Flexibility vs. rigid structures, tardiness being impolite vs. polite, and a “yes or no” culture vs. a “yes and” culture: You’ll know the greatest differences between German and Brazilian work culture after having read this post, and understand why Germany’s economy continues to evolve and thrive.
A Guest Commentary by Vinicius Andriolo (32) from Vitória/ES (Brazil), about the cultural differences between Brazilian and German work culture.
Flexibility vs. Frames in Brazilian and German Work Culture
Taking a traditional company as an example, one could say that formality is a constant theme in German companies. All members of the team are frequently reminded of this, from using formal pronouns to calling superiors Mr. X or Mrs. X.
These formalities encourage objectivity and productivity in a direct way, as employees are continuously reminded they are in a professional environment. Further, the formalities frame everything, emphasizing a company’s structure and reducing distractions.
The words structure, schedule, plan, and process frequently appear in the German workplace, solidifying this idea of formality enhancing productivity. Meanwhile, in Brazil, terms like flexibility, adaptation, thinking outside the box, and overcoming adversity are far more common and reveal a great deal about the mindset of workers in the country.
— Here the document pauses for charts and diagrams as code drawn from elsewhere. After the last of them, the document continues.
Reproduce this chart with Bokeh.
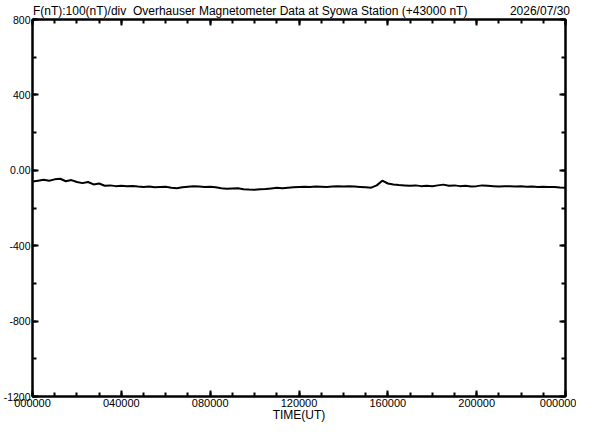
from bokeh.plotting import figure
from bokeh.models import Range1d, LinearAxis, FixedTicker
from bokeh.embed import file_html
from bokeh.resources import INLINE

# Data: F (nT) minus 43000, every 15 minutes, hours UT
hours = [i * 0.25 for i in range(97)]
values = [
    -60, -55, -50, -55, -48, -45, -58, -52, -62, -68, -62, -75,
    -70, -82, -80, -84, -82, -85, -83, -86, -88, -86, -90, -88,
    -87, -92, -95, -90, -87, -85, -86, -88, -87, -90, -95, -98,
    -96, -95, -100, -102, -103, -100, -99, -96, -93, -95, -92, -90,
    -88, -87, -89, -86, -87, -88, -86, -85, -86, -84, -86, -88,
    -90, -92, -80, -55, -70, -75, -78, -80, -82, -80, -84, -82,
    -85, -80, -76, -82, -80, -84, -82, -86, -84, -80, -82, -84,
    -86, -85, -84, -86, -85, -87, -86, -88, -87, -89, -88, -91,
    -92,
]
x_ticks = [0, 4, 8, 12, 16, 20, 24]
x_tick_labels = ["000000", "040000", "080000", "120000", "160000", "200000", "000000"]
y_ticks = [-1200, -800, -400, 0, 400, 800]
y_tick_labels = ["-1200", "-800", "-400", "0.00", "400", "800"]
title_text = "F(nT):100(nT)/div \u00a0Overhauser Magnetometer Data at Syowa Station (+43000 nT)"
date_text = "2026/07/30"
x_label = "TIME(UT)"
# header text anchor positions along the time axis (hours)
title_pos = 9.8
date_pos = 22.85

FONT = "Liberation Sans"

p = figure(width=576, height=424, x_range=Range1d(0, 24), y_range=Range1d(-1200, 800),
           output_backend="svg", toolbar_location=None, title=None,
           min_border_left=27, min_border_right=11, min_border_top=0, min_border_bottom=0,
           x_axis_label=x_label)
p.grid.visible = False
p.outline_line_color = "black"
p.outline_line_width = 2
p.background_fill_color = "white"
p.border_fill_color = "white"

def style(ax):
    ax.axis_line_color = "black"
    ax.axis_line_width = 2
    ax.major_tick_in = 6
    ax.major_tick_out = 0
    ax.minor_tick_in = 4
    ax.minor_tick_out = 0
    ax.major_tick_line_color = "black"
    ax.minor_tick_line_color = "black"
    ax.major_tick_line_width = 2
    ax.minor_tick_line_width = 2
    ax.major_label_text_font = FONT
    ax.major_label_text_color = "black"
    ax.major_label_text_font_size = "11px"

xt = FixedTicker(ticks=x_ticks, minor_ticks=list(range(25)))
yt = FixedTicker(ticks=y_ticks, minor_ticks=list(range(-1200, 801, 200)))

bx = p.xaxis[0]
bx.ticker = xt
bx.major_label_overrides = dict(zip(x_ticks, x_tick_labels))
style(bx)
bx.major_label_standoff = 2
bx.axis_label_standoff = -2
bx.axis_label_text_font = FONT
bx.axis_label_text_font_size = "12px"
bx.axis_label_text_font_style = "normal"
bx.axis_label_text_color = "black"

ly = p.yaxis[0]
ly.ticker = yt
ly.major_label_overrides = dict(zip(y_ticks, y_tick_labels))
style(ly)
ly.major_label_standoff = 2
ly.major_label_text_font_size = "10.5px"

tx = LinearAxis(ticker=xt, major_label_overrides={t: "" for t in x_ticks})
style(tx)
tx.major_label_standoff = 0
tx.major_label_text_font_size = "1px"
p.add_layout(tx, "above")

hdr = LinearAxis(ticker=FixedTicker(ticks=[title_pos, date_pos], minor_ticks=[]),
                 major_label_overrides={title_pos: title_text, date_pos: date_text})
hdr.axis_line_color = None
hdr.major_tick_line_color = None
hdr.minor_tick_line_color = None
hdr.major_tick_in = 0
hdr.major_tick_out = 0
hdr.major_label_standoff = 2
hdr.major_label_text_font = FONT
hdr.major_label_text_font_size = "12px"
hdr.major_label_text_color = "black"
p.add_layout(hdr, "above")

ry = LinearAxis(ticker=yt, major_label_overrides={t: "" for t in y_ticks})
style(ry)
ry.major_label_standoff = 0
ry.major_label_text_font_size = "1px"
p.add_layout(ry, "right")

p.line(hours, values, line_color="black", line_width=2)

open("out.html", "w").write(file_html(p, INLINE))
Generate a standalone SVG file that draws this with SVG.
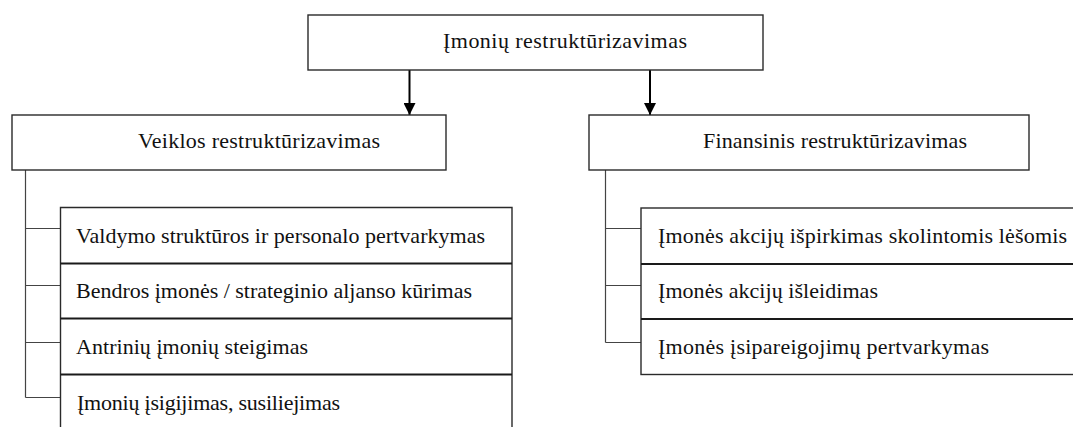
<svg xmlns="http://www.w3.org/2000/svg" width="1073" height="427" viewBox="0 0 1073 427">
<defs>
<style>
.box{fill:#fff;stroke:#2a2a2a;stroke-width:1.4}
.div{stroke:#1a1a1a;stroke-width:1.8;fill:none}
.br{stroke:#444;stroke-width:1.2;fill:none}
.arr{stroke:#000;stroke-width:2;fill:none}
text{font-family:"Liberation Serif","DejaVu Serif",serif;font-size:22px;fill:#111}
</style>
<marker id="ah" viewBox="0 0 12 12" refX="12" refY="6" markerWidth="12" markerHeight="12" markerUnits="userSpaceOnUse" orient="auto">
<path d="M0,0 L12,6 L0,12 z" fill="#000"/>
</marker>
</defs>
<g id="connectors">
<line class="arr" x1="409.5" y1="70" x2="409.5" y2="115" marker-end="url(#ah)"/>
<line class="arr" x1="650" y1="70" x2="650" y2="115" marker-end="url(#ah)"/>
<path class="br" d="M25.5 170 V397.5 M25.5 228.5 H60.5 M25.5 285.5 H60.5 M25.5 342.5 H60.5 M25.5 397.5 H60.5"/>
<path class="br" d="M605.5 170 V342.5 M605.5 228.5 H641 M605.5 285.5 H641 M605.5 342.5 H641"/>
</g>
<g id="root">
<rect class="box" x="308" y="15" width="455" height="55"/>
<text x="443" y="48" textLength="244">Įmonių restruktūrizavimas</text>
</g>
<g id="veiklos">
<rect class="box" x="12" y="115" width="434" height="55"/>
<text x="138" y="148" textLength="242">Veiklos restruktūrizavimas</text>
</g>
<g id="finansinis">
<rect class="box" x="589" y="115" width="440" height="55"/>
<text x="703" y="148" textLength="264">Finansinis restruktūrizavimas</text>
</g>
<g id="veiklos-items">
<path class="box" d="M60.5 430 V207.5 H512 V430"/>
<path class="div" d="M60.5 263.5 H512 M60.5 318.5 H512 M60.5 374.5 H512"/>
<text x="76" y="243" textLength="409">Valdymo struktūros ir personalo pertvarkymas</text>
<text x="76" y="298" textLength="396">Bendros įmonės / strateginio aljanso kūrimas</text>
<text x="76" y="354" textLength="232">Antrinių įmonių steigimas</text>
<text x="77" y="410" textLength="263">Įmonių įsigijimas, susiliejimas</text>
</g>
<g id="finansinis-items">
<rect class="box" x="641" y="208" width="440" height="166.5"/>
<path class="div" d="M641 264 H1073 M641 319 H1073"/>
<text x="658" y="243" textLength="409">Įmonės akcijų išpirkimas skolintomis lėšomis</text>
<text x="658" y="298" textLength="220">Įmonės akcijų išleidimas</text>
<text x="658" y="354" textLength="331">Įmonės įsipareigojimų pertvarkymas</text>
</g>
</svg>
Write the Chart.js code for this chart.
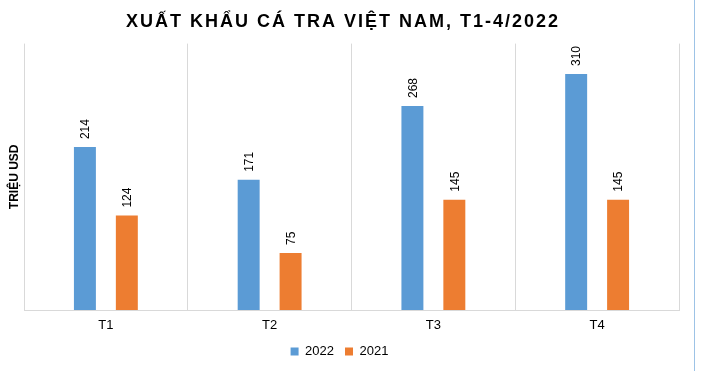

Problem solving skills and soft skills are paramount for anybody wanting to work in Brazil (which often can be extended to include all of Latin America). The German mindset of meticulously laying out and executing a plan would prove disastrous in Brazil, where workers often improvise and enjoy flexibility.
While reduced productivity can become an issue from time to time, the solutions Brazilians develop for everyday problems are creative and often solve problems that affect the whole company.
Quality of Life in the Workplace – Germany vs. Brazil
While tech companies all over the world may be turning the work environment into a motivational playground, we will focus on traditionally styled companies, which represent the majority of businesses.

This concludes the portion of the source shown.